The emergence of rallies, competing narratives online, and public mobilizations signals a troubling trend: the politicization of revolutionary brotherhood. Once the Bangsamoro public begins interpreting every internal disagreement as a personal war between former comrades, institutional governance becomes harder to preserve.
This Is Bigger Than One Ministry
The MBHTE controversy is no longer just about procurement anomalies or audit observations. It is now testing several critical questions: Can the Bangsamoro government enforce accountability without destroying internal unity? Can revolutionary leaders transition fully into democratic governance without carrying the habits of movement politics into state institutions? Can moral governance coexist with due process? Can the MILF survive political disagreements without fragmenting into rival camps?

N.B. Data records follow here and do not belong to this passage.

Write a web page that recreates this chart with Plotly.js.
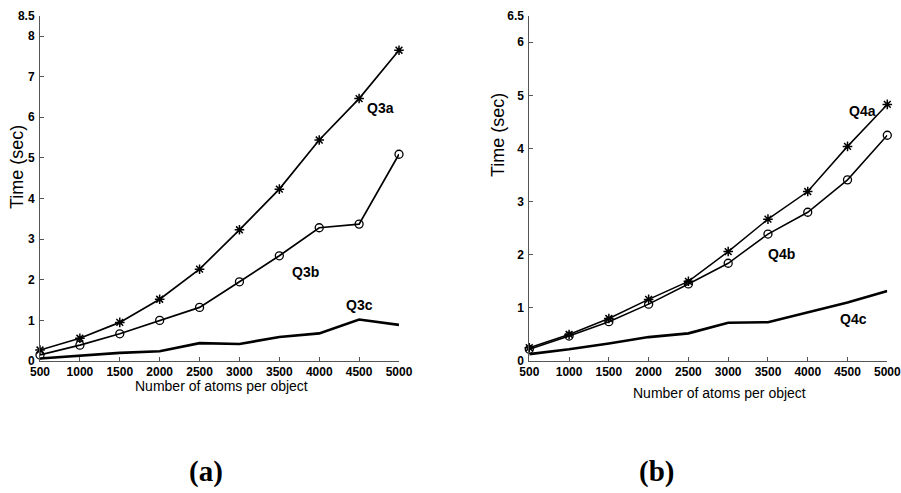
<!DOCTYPE html>
<html>
<head>
<meta charset="utf-8">
<script src="https://cdn.plot.ly/plotly-3.0.1.min.js"></script>
<style>
  html, body { margin: 0; padding: 0; background: #fff; }
  #chart { width: 901px; height: 493px; }
</style>
</head>
<body>
<div id="chart"></div>
<script>
// Number of atoms per object (shared x values)
const atoms = [500, 1000, 1500, 2000, 2500, 3000, 3500, 4000, 4500, 5000];

// Panel (a): query times in seconds
const q3a = [0.27, 0.56, 0.95, 1.52, 2.26, 3.23, 4.23, 5.44, 6.46, 7.65];
const q3b = [0.15, 0.39, 0.67, 1.00, 1.32, 1.95, 2.59, 3.28, 3.37, 5.09];
const q3c = [0.06, 0.13, 0.20, 0.24, 0.44, 0.42, 0.59, 0.68, 1.02, 0.89];

// Panel (b): query times in seconds
const q4a = [0.25, 0.50, 0.80, 1.16, 1.50, 2.06, 2.67, 3.19, 4.04, 4.83];
const q4b = [0.22, 0.47, 0.74, 1.07, 1.45, 1.84, 2.39, 2.80, 3.41, 4.25];
const q4c = [0.13, 0.22, 0.33, 0.45, 0.52, 0.72, 0.73, 0.92, 1.10, 1.32];

// Tick values
const xTicks = [500, 1000, 1500, 2000, 2500, 3000, 3500, 4000, 4500, 5000];
const yTicksA = [0, 1, 2, 3, 4, 5, 6, 7, 8, 8.5];
const yTicksB = [0, 1, 2, 3, 4, 5, 6, 6.5];

const W = 901, H = 493;
const px = v => v / W;
const py = v => 1 - v / H;

const starMarker = {symbol: 'asterisk-open', size: 8, color: '#000', line: {color: '#000', width: 1.5}};
const ringMarker = {symbol: 'circle-open', size: 8, color: '#000', line: {color: '#000', width: 1.3}};

function series(x, y, axes, width, marker) {
  const t = {
    x: x, y: y, xaxis: axes[0], yaxis: axes[1],
    type: 'scatter', mode: marker ? 'lines+markers' : 'lines',
    line: {color: '#000', width: width},
    cliponaxis: false, hoverinfo: 'skip', showlegend: false
  };
  if (marker) t.marker = marker;
  return t;
}

const data = [
  series(atoms, q3c, ['x', 'y'], 2.6, null),
  series(atoms, q3b, ['x', 'y'], 1.7, ringMarker),
  series(atoms, q3a, ['x', 'y'], 1.7, starMarker),
  series(atoms, q4c, ['x2', 'y2'], 2.6, null),
  series(atoms, q4b, ['x2', 'y2'], 1.5, ringMarker),
  series(atoms, q4a, ['x2', 'y2'], 1.5, starMarker)
];

const tickFont = {family: 'Liberation Sans, Arial, sans-serif', size: 12, color: '#000', weight: 'bold'};

function xAxis(domain, anchor) {
  return {
    domain: domain, anchor: anchor, range: [500, 5000],
    tickvals: xTicks, ticktext: xTicks.map(String),
    ticks: 'inside', ticklen: 4, tickcolor: '#555', tickwidth: 1,
    showline: true, linecolor: '#555', linewidth: 1, mirror: false,
    showgrid: false, zeroline: false, tickfont: tickFont,
    fixedrange: true
  };
}
function yAxis(domain, anchor, top, ticks) {
  return {
    domain: domain, anchor: anchor, range: [0, top],
    tickvals: ticks, ticktext: ticks.map(String),
    ticks: 'inside', ticklen: 4, tickcolor: '#555', tickwidth: 1,
    showline: true, linecolor: '#555', linewidth: 1, mirror: false,
    showgrid: false, zeroline: false, tickfont: tickFont,
    ticklabelstandoff: 2, fixedrange: true
  };
}

const yDom = [py(361), py(15.7)];

const labelFont = {family: 'Liberation Sans, Arial, sans-serif', size: 14, color: '#000', weight: 'bold'};
const axisTitleFont = {family: 'Liberation Sans, Arial, sans-serif', size: 14, color: '#000'};
const timeFont = {family: 'Liberation Sans, Arial, sans-serif', size: 18, color: '#000'};
const panelFont = {family: 'Liberation Serif, Times New Roman, serif', size: 29, color: '#000', weight: 'bold'};

function note(text, x, y, xref, yref, font, extra) {
  return Object.assign({
    text: text, x: x, y: y, xref: xref, yref: yref,
    xanchor: 'center', yanchor: 'middle', showarrow: false, font: font
  }, extra || {});
}

const annotations = [
  note('Q3a', 4762, 6.22, 'x', 'y', labelFont),
  note('Q3b', 3822, 2.18, 'x', 'y', labelFont),
  note('Q3c', 4511, 1.37, 'x', 'y', labelFont),
  note('Q4a', 4682, 4.70, 'x2', 'y2', labelFont),
  note('Q4b', 3664, 2.01, 'x2', 'y2', labelFont),
  note('Q4c', 4581, 0.79, 'x2', 'y2', labelFont),
  note('Number of atoms per object', px(221), py(386), 'paper', 'paper', axisTitleFont),
  note('Number of atoms per object', px(719), py(393), 'paper', 'paper', axisTitleFont),
  note('Time (sec)', px(17), py(167), 'paper', 'paper', timeFont, {textangle: -90}),
  note('Time (sec)', px(498), py(135), 'paper', 'paper', timeFont, {textangle: -90}),
  note('(a)', px(206), py(471), 'paper', 'paper', panelFont),
  note('(b)', px(656), py(471), 'paper', 'paper', panelFont)
];

const layout = {
  width: W, height: H,
  margin: {l: 0, r: 0, t: 0, b: 0},
  paper_bgcolor: '#fff', plot_bgcolor: '#fff',
  showlegend: false,
  xaxis: xAxis([px(40), px(399)], 'y'),
  yaxis: yAxis(yDom, 'x', 8.5, yTicksA),
  xaxis2: xAxis([px(529.3), px(887.3)], 'y2'),
  yaxis2: yAxis(yDom, 'x2', 6.5, yTicksB),
  annotations: annotations
};

Plotly.newPlot('chart', data, layout, {staticPlot: true, displayModeBar: false});
</script>
</body>
</html>
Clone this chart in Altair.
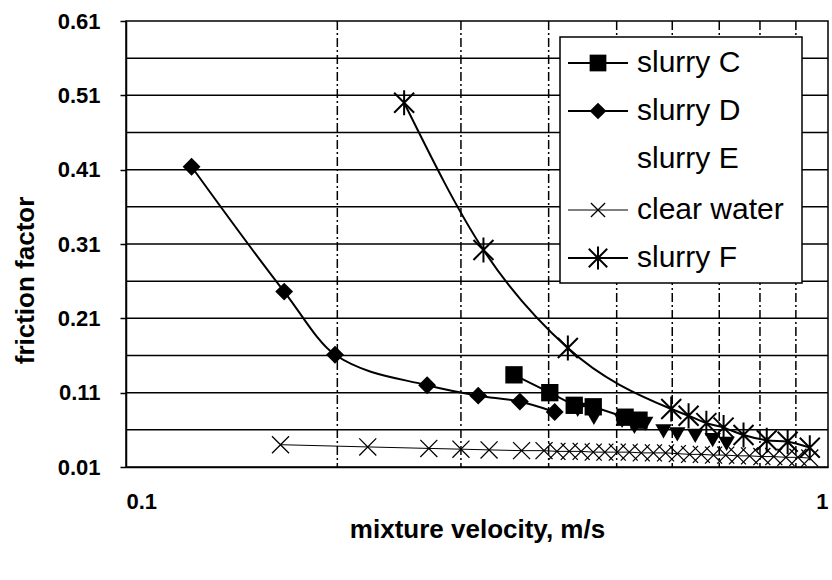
import altair as alt
import pandas as pd

# ---------------- data ----------------
c_v = [0.357, 0.4015, 0.435, 0.463, 0.514, 0.538]
c_f = [0.134, 0.110, 0.093, 0.091, 0.077, 0.073]

d_v = [0.124, 0.168, 0.1985, 0.2685, 0.3175, 0.364, 0.408]
d_f = [0.414, 0.246, 0.161, 0.120, 0.106, 0.098, 0.084]

e_v = [0.440, 0.464, 0.509, 0.530, 0.549, 0.583, 0.610, 0.647, 0.685, 0.717]
e_f = [0.087, 0.076, 0.072, 0.064, 0.068, 0.058, 0.054, 0.052, 0.046, 0.041]

w_v = [0.166, 0.221, 0.270, 0.300, 0.329, 0.366, 0.394, 0.411, 0.428, 0.445,
       0.463, 0.481, 0.501, 0.521, 0.542, 0.564, 0.587, 0.610, 0.635, 0.660,
       0.687, 0.715, 0.743, 0.773, 0.805, 0.837, 0.871, 0.906, 0.942]
w_f = [0.040, 0.037, 0.035, 0.034, 0.033, 0.032, 0.032, 0.031, 0.031, 0.031,
       0.030, 0.030, 0.030, 0.030, 0.029, 0.029, 0.029, 0.028, 0.027, 0.027,
       0.026, 0.026, 0.025, 0.025, 0.024, 0.024, 0.023, 0.023, 0.022]

f_v = [0.249, 0.323, 0.426, 0.598, 0.633, 0.671, 0.710, 0.758, 0.818, 0.876, 0.942]
f_f = [0.500, 0.302, 0.170, 0.088, 0.079, 0.069, 0.063, 0.053, 0.046, 0.044, 0.036]

x_ticks = [0.1, 1.0]
y_ticks = [0.01, 0.11, 0.21, 0.31, 0.41, 0.51, 0.61]
h_grid = [0.06, 0.11, 0.16, 0.21, 0.26, 0.31, 0.36, 0.41, 0.46, 0.51, 0.56]
v_grid = [0.2, 0.3, 0.4, 0.5, 0.6, 0.7, 0.8, 0.9]

legend_names = ["slurry C", "slurry D", "slurry E", "clear water", "slurry F"]

# ---------------- styling ----------------
FONT = "Liberation Sans"
W, H = 702, 446
X_SHAPE = "M-1,-1L1,1M-1,1L1,-1"
AST_SHAPE = "M-1,-1L1,1M-1,1L1,-1M0,-1.25L0,1.25"

xs = alt.Scale(type="log", domain=[0.1, 1.0], nice=False)
ys = alt.Scale(domain=[0.01, 0.61], nice=False, zero=False)

x_axis = alt.Axis(values=x_ticks, labelExpr="datum.value >= 1 ? '1' : '0.1'",
                  title="mixture velocity, m/s", grid=False, ticks=False,
                  labelPadding=24, labelFontSize=22, labelFontWeight="bold",
                  titleFontSize=26, titleFontWeight="bold", titleY=70,
                  titleBaseline="alphabetic", labelFlush=True)
y_axis = alt.Axis(values=y_ticks, format=".2f", title="friction factor", grid=False,
                  tickSize=6, labelPadding=20, labelFontSize=22, labelFontWeight="bold",
                  titleFontSize=26, titleFontWeight="bold", titleX=-101, titleY=259,
                  titleAngle=270, titleAlign="center", titleBaseline="middle")


def X():
    return alt.X("v:Q", scale=xs, axis=x_axis)


def Y():
    return alt.Y("f:Q", scale=ys, axis=y_axis)


def df(v, f):
    return pd.DataFrame({"v": v, "f": f})


layers = []
layers.append(alt.Chart(pd.DataFrame({"f": h_grid})).mark_rule(color="black", strokeWidth=1.5).encode(y=Y()))
layers.append(alt.Chart(pd.DataFrame({"v": v_grid})).mark_rule(
    color="black", strokeWidth=1.5, strokeDash=[9, 3, 2, 3]).encode(x=X()))

# clear water
layers.append(alt.Chart(df(w_v, w_f)).mark_line(color="black", strokeWidth=1).encode(x=X(), y=Y()))
layers.append(alt.Chart(df(w_v, w_f)).mark_point(shape=X_SHAPE, filled=False, color="black",
                                                  size=290, strokeWidth=1.3, opacity=1).encode(x=X(), y=Y()))
# slurry D
layers.append(alt.Chart(df(d_v, d_f)).mark_line(color="black", strokeWidth=2, interpolate="monotone").encode(x=X(), y=Y()))
layers.append(alt.Chart(df(d_v, d_f)).mark_point(shape="diamond", filled=True, color="black",
                                                  size=320, opacity=1).encode(x=X(), y=Y()))
# slurry C
layers.append(alt.Chart(df(c_v, c_f)).mark_line(color="black", strokeWidth=2).encode(x=X(), y=Y()))
layers.append(alt.Chart(df(c_v, c_f)).mark_point(shape="square", filled=True, color="black",
                                                  size=300, opacity=1).encode(x=X(), y=Y()))
# slurry E
layers.append(alt.Chart(df(e_v, e_f)).mark_point(shape="triangle-down", filled=True, color="black",
                                                  size=270, opacity=1).encode(x=X(), y=Y()))
# slurry F
layers.append(alt.Chart(df(f_v, f_f)).mark_line(color="black", strokeWidth=2, interpolate="monotone").encode(x=X(), y=Y()))
layers.append(alt.Chart(df(f_v, f_f)).mark_point(shape=AST_SHAPE, filled=False, color="black",
                                                  size=400, strokeWidth=2, opacity=1).encode(x=X(), y=Y()))

# ---------------- legend (drawn by hand to match the reference) ----------------
one = pd.DataFrame({"a": [0]})
layers.append(alt.Chart(one).mark_rect(fill="white", stroke="black", strokeWidth=1.5).encode(
    x=alt.value(434), x2=alt.value(676), y=alt.value(16), y2=alt.value(262)))

leg_y = [42, 90, 138, 189, 237]
leg_shape = ["square", "diamond", None, X_SHAPE, AST_SHAPE]
leg_filled = [True, True, False, False, False]
leg_size = [280, 280, 0, 200, 340]
leg_lw = [2, 2, 0, 1, 2]
for name, yy, shp, fl, sz, lw in zip(legend_names, leg_y, leg_shape, leg_filled, leg_size, leg_lw):
    if shp is not None:
        layers.append(alt.Chart(one).mark_rule(color="black", strokeWidth=lw).encode(
            x=alt.value(442), x2=alt.value(502), y=alt.value(yy)))
        layers.append(alt.Chart(one).mark_point(shape=shp, filled=fl, color="black", size=sz,
                                                strokeWidth=max(lw, 1.3), opacity=1).encode(
            x=alt.value(472), y=alt.value(yy)))
    layers.append(alt.Chart(pd.DataFrame({"label": [name]})).mark_text(
        align="left", baseline="middle", fontSize=30, font=FONT, color="black").encode(
        x=alt.value(511), y=alt.value(yy), text="label:N"))

chart = alt.layer(*layers).properties(
    width=W, height=H,
    padding={"left": 126, "top": 21, "right": 4, "bottom": 113},
    autosize=alt.AutoSizeParams(type="none"),
    background="white",
).configure_view(stroke="black", strokeWidth=1.5).configure_axis(
    domainColor="black", domainWidth=1.5, tickColor="black", tickWidth=1.5,
    labelColor="black", titleColor="black", labelFont=FONT, titleFont=FONT,
)

chart.save("out.html", embed_options={"renderer": "svg", "actions": False})
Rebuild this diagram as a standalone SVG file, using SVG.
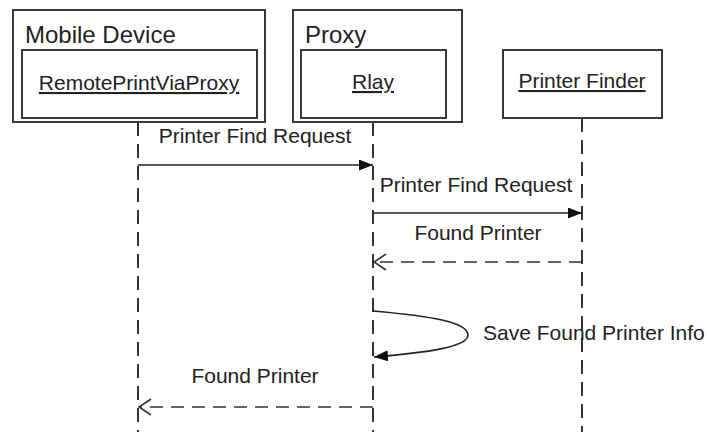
<svg xmlns="http://www.w3.org/2000/svg" width="707" height="432" viewBox="0 0 707 432">
  <style>
    .box { fill: #ffffff; stroke: #3a3a3a; stroke-width: 2; }
    .title { font-family: "Liberation Sans", Arial, sans-serif; font-size: 24px; fill: #222; }
    .name { font-family: "Liberation Sans", Arial, sans-serif; font-size: 21px; fill: #222; text-decoration: underline; }
    .label { font-family: "Liberation Sans", Arial, sans-serif; font-size: 21px; fill: #222; }
    .life { stroke: #333; stroke-width: 2; stroke-dasharray: 14 8; fill: none; }
    .msg { stroke: #222; stroke-width: 1.6; fill: none; }
    .ret { stroke: #333; stroke-width: 1.6; fill: none; stroke-dasharray: 13 8; }
  </style>
  <defs>
    <marker id="solid" viewBox="0 0 14 11" refX="14" refY="5.5" markerWidth="14" markerHeight="11" markerUnits="userSpaceOnUse" orient="auto">
      <path d="M0,0 L14,5.5 L0,11 Z" fill="#111"/>
    </marker>
    <marker id="open" viewBox="0 0 14 18" refX="13" refY="9" markerWidth="14" markerHeight="18" markerUnits="userSpaceOnUse" orient="auto">
      <path d="M1,1 L13,9 L1,17" fill="none" stroke="#333" stroke-width="1.6"/>
    </marker>
  </defs>

  <rect width="707" height="432" fill="#ffffff"/>

  <!-- lifelines -->
  <g id="lifelines">
    <line class="life" x1="138" y1="122" x2="138" y2="432"/>
    <line class="life" x1="373" y1="122" x2="373" y2="432"/>
    <line class="life" x1="582" y1="118" x2="582" y2="432"/>
  </g>

  <g id="mobile-device">
    <rect class="box" x="13" y="10" width="252" height="112"/>
    <text class="title" x="25" y="43">Mobile Device</text>
    <rect class="box" x="22" y="50" width="235" height="68"/>
    <text class="name" x="139" y="90" text-anchor="middle">RemotePrintViaProxy</text>
  </g>

  <g id="proxy">
    <rect class="box" x="293" y="10" width="169" height="112"/>
    <text class="title" x="305" y="43">Proxy</text>
    <rect class="box" x="301" y="50" width="145" height="68"/>
    <text class="name" x="373" y="89" text-anchor="middle">Rlay</text>
  </g>

  <g id="printer-finder">
    <rect class="box" x="503" y="50" width="159" height="68"/>
    <text class="name" x="582" y="88" text-anchor="middle">Printer Finder</text>
  </g>

  <!-- messages -->
  <g id="connectors">
    <line class="msg" x1="138" y1="165" x2="373" y2="165" marker-end="url(#solid)"/>
    <text class="label" x="255" y="143" text-anchor="middle">Printer Find Request</text>

    <line class="msg" x1="373" y1="213" x2="582" y2="213" marker-end="url(#solid)"/>
    <text class="label" x="476" y="192" text-anchor="middle">Printer Find Request</text>

    <line class="ret" x1="582" y1="262" x2="374" y2="262" marker-end="url(#open)"/>
    <text class="label" x="478" y="240" text-anchor="middle">Found Printer</text>

    <path class="msg" d="M373,311 C430,316 468,322 468,335 C468,348 420,353 374,357" marker-end="url(#solid)"/>
    <text class="label" x="483" y="340">Save Found Printer Info</text>

    <line class="ret" x1="373" y1="407" x2="139" y2="407" marker-end="url(#open)"/>
    <text class="label" x="255" y="383" text-anchor="middle">Found Printer</text>
  </g>
</svg>
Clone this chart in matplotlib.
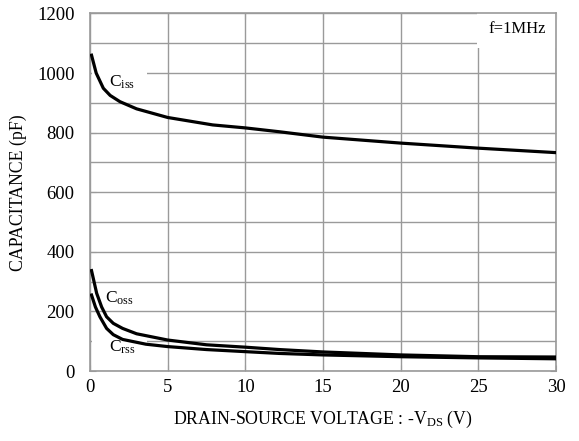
import matplotlib.pyplot as plt
from matplotlib.patches import Rectangle

plt.rcParams['font.family'] = 'Liberation Serif'
plt.rcParams['mathtext.fontset'] = 'custom'
plt.rcParams['mathtext.rm'] = 'Liberation Serif'
plt.rcParams['mathtext.it'] = 'Liberation Serif:italic'

# values
vds_ciss = [0.1, 0.4, 0.86, 1.3, 1.93, 3, 5, 7.9, 10, 12.2, 15, 20, 25, 30]
ciss = [1060, 1000, 949, 925, 904, 880, 851, 826, 816, 803, 785, 765, 748, 733]

vds_coss = [0.1, 0.43, 0.75, 1.07, 1.5, 2.1, 3, 5, 7.5, 10, 12.2, 15, 20, 25, 30]
coss = [337, 261, 215, 182, 160, 143, 125, 104, 88, 80, 72, 64, 54, 48, 47]

vds_crss = [0.1, 0.35, 0.64, 1.07, 1.5, 2.1, 3.6, 5, 7.5, 10, 12.2, 15, 20, 25, 30]
crss = [255, 215, 182, 143, 122, 106, 90, 82, 72, 65, 59, 54, 48, 44, 41]

xticks = [0, 5, 10, 15, 20, 25, 30]
yticks = [0, 200, 400, 600, 800, 1000, 1200]

fig = plt.figure(figsize=(5.79, 4.41), dpi=100)
ax = fig.add_axes([0.1554, 0.1587, 0.8049, 0.8107])

ax.plot(vds_ciss, ciss, color='black', lw=2.3, zorder=3)
ax.plot(vds_coss, coss, color='black', lw=2.3, zorder=3)
ax.plot(vds_crss, crss, color='black', lw=2.3, zorder=3)

ax.set_xlim(0, 30)
ax.set_ylim(0, 1200)
ax.set_xticks(xticks)
ax.set_yticks(yticks)
ax.set_yticks(range(0, 1201, 100), minor=True)
ax.grid(True, which='both', color='#9a9a9a', lw=1.0)
ax.set_axisbelow(True)
ax.tick_params(which='both', direction='in', length=4, color='#9a9a9a',
               labelsize=13.5, top=True, right=True)
ax.tick_params(axis='y', pad=11)
ax.tick_params(axis='x', pad=6)
for s in ax.spines.values():
    s.set_color('#9a9a9a')
    s.set_linewidth(1.2)

# white backgrounds of the curve labels (they hide part of the grid)
ax.add_patch(Rectangle((0.1, 925), 3.6, 95, facecolor='white', edgecolor='none', zorder=1.5))
ax.add_patch(Rectangle((0.1, 40), 3.6, 85, facecolor='white', edgecolor='none', zorder=1.5))

ax.text(2.08, 970, r'$\mathrm{C_{iss}}$', fontsize=12.5, va='center', ha='center', zorder=2)
ax.text(1.9, 245, r'$\mathrm{C_{oss}}$', fontsize=12.5, va='center', ha='center',
        bbox=dict(facecolor='white', edgecolor='none', pad=2), zorder=2)
ax.text(2.08, 80, r'$\mathrm{C_{rss}}$', fontsize=12.5, va='center', ha='center', zorder=2)
ax.text(27.5, 1147, 'f=1MHz', fontsize=12, va='center', ha='center',
        bbox=dict(facecolor='white', edgecolor='none', pad=8), zorder=2)

ax.set_xlabel(r'DRAIN-SOURCE VOLTAGE : -V$_{\mathrm{DS}}$ (V)', fontsize=12.8, labelpad=9)
ax.set_ylabel('CAPACITANCE (pF)', fontsize=12.8, labelpad=7)

fig.savefig('out.png', dpi=100)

These are existential questions for the Bangsamoro transition. Because if the public begins losing trust not only in institutions but also in the unity of the leadership itself, the consequences may extend far beyond this controversy. The Bangsamoro peace process was built not only on signed agreements but also on public confidence that former revolutionaries could govern differently and govern better.
The Most Dangerous Outcome: Turning Governance Into a Loyalty Test
The greatest risk now is not the audit itself. The greatest risk is that every criticism, every legal process, and every institutional action will now be interpreted through loyalty politics. If supporting accountability means being labeled anti-Iqbal, or defending due process means being labeled anti-Macacua, then governance itself becomes poisoned by factional allegiance.
That would be catastrophic for BARMM. Institutions cannot mature if every issue is personalized. Democracy cannot function if political disagreements automatically become emotional wars between supporters. And revolutionary movements cannot successfully transition into stable governments if internal criticism is treated either as betrayal or rebellion.
The Bangsamoro Needs Statesmanship, Not Escalation
At this stage, both Macacua and Iqbal still possess an opportunity to prevent this controversy from evolving into a deeper institutional rupture. Macacua must prove that his anti-corruption campaign is rooted in fairness, consistency, and institutional integrity—not political consolidation. Iqbal, meanwhile, must prove that invoking due process is not a shield against accountability but a legitimate defense of democratic governance.
Both men must recognize that the Bangsamoro people are watching not only what they do, but how they do it. The MILF was once admired because it projected discipline, consultation, and collective leadership even amid armed struggle. Those values are being tested today under the pressures of political power and governance.
The real battle now is no longer in the mountains. It is inside institutions. It is inside leadership. It is inside the moral credibility of the Bangsamoro transition itself. And history will remember not only who was right or wrong in this controversy—but whether the leaders of the Bangsamoro chose statesmanship over division when their unity was tested the most.